No meio da barulheira de certas redes sociais mais extremadas, que se comprazem em xingar de “comunistas” alguns dos maiores órgãos de imprensa do Brasil, a pressão cresce. As massas virtuais deslocaram-se para bolsões de fanatismo onde os fatos não têm valor algum. Nos polos mais à direita, os que levantam um senão contra o líder populista ultraconservador são hostilizados. Veículos de comunicação temem perder audiências. Ser crítico do poder não sai de graça. As multidões raivosas procuram uma mídia que se entregue ao sensacionalismo fascistizante e adote preconceitos no lugar da verdade factual. Na internet, nas bancas de revistas e no rádio pipocam os comunicadores do ódio que pegam carona na histeria autoritária na tentativa de arregimentar plateias e faturar na publicidade. Uns se deram mal, outros se dão bem. Com seus flancos abertos, os órgãos de imprensa mais sérios sentem na carne o sinal destes tempos de sombra: ser objetivo tornou-se um negócio de risco.
Isso mesmo: negócio de risco. Ser objetivo requer ser crítico e ser crítico significa dissentir. Ser objetivo, nesta hora, exige independência de pensamento para compreender a natureza das forças que avançam e recuam nos fluxos e contrafluxos da esfera pública. A técnica jornalística sozinha não resolverá o impasse.
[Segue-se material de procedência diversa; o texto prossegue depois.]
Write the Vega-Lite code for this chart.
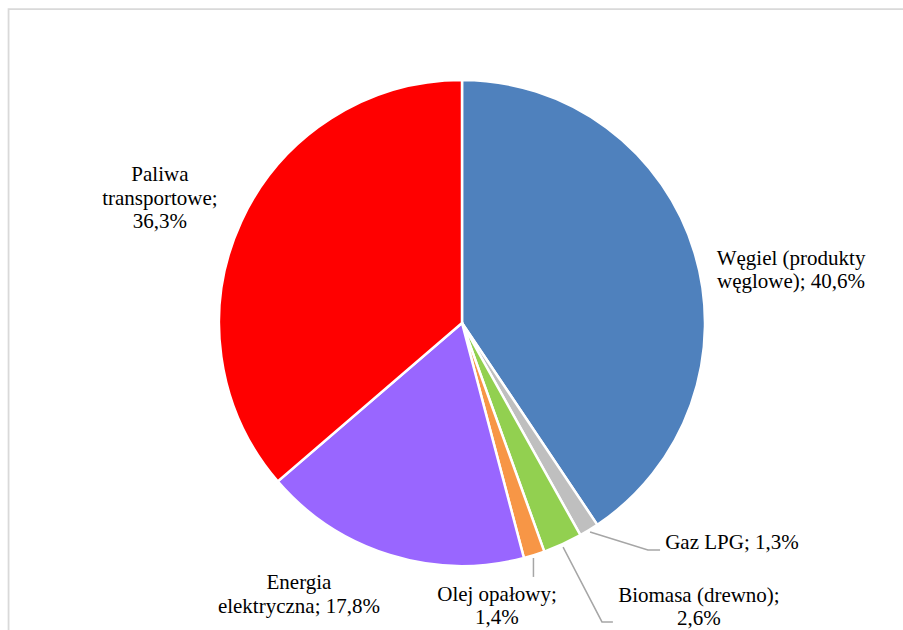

Ao lado dela, o pensamento precisa elaborar o critério da cobertura. É nessa medida que a crise das redações, hoje, mais do que uma crise econômica ou tecnológica é uma crise de pensamento. Para cobrir bem é preciso pensar bem – com independência.
A objetividade, embora exija equilíbrio e ponderação, não é um ponto equidistante entre o elogio da ditadura (uma mentira essencial e bruta) e o cultivo da democracia. Se pretendemos primar pela objetividade, é preciso registrar, objetivamente, o fato singelo de que as mentalidades agora instaladas no poder promovem medidas censórias e preconceituosas, deixando claro que não têm compromisso com o campo democrático. Investigar e reportar esse fato não é fazer militância partidária. Ao contrário, é uma exigência da objetividade. Quem não pertence ao campo democrático não entende por que a imprensa precisa existir – e por isso lhe dá combate sem trégua. Logo, a imprensa objetiva deve informar o público sobre as razões – objetivas e subjetivas – pelas quais vem sofrendo tantos ataques do poder. Fechar os olhos para esse fato, isso, sim, é adotar uma postura militante – a paradoxal militância por passividade.
Se na barulheira das redes sociais ultraconservadoras a democracia é causa minoritária, o papel da imprensa – que tem o dever da objetividade – é navegar na contramão. Nem que seja por instinto de sobrevivência.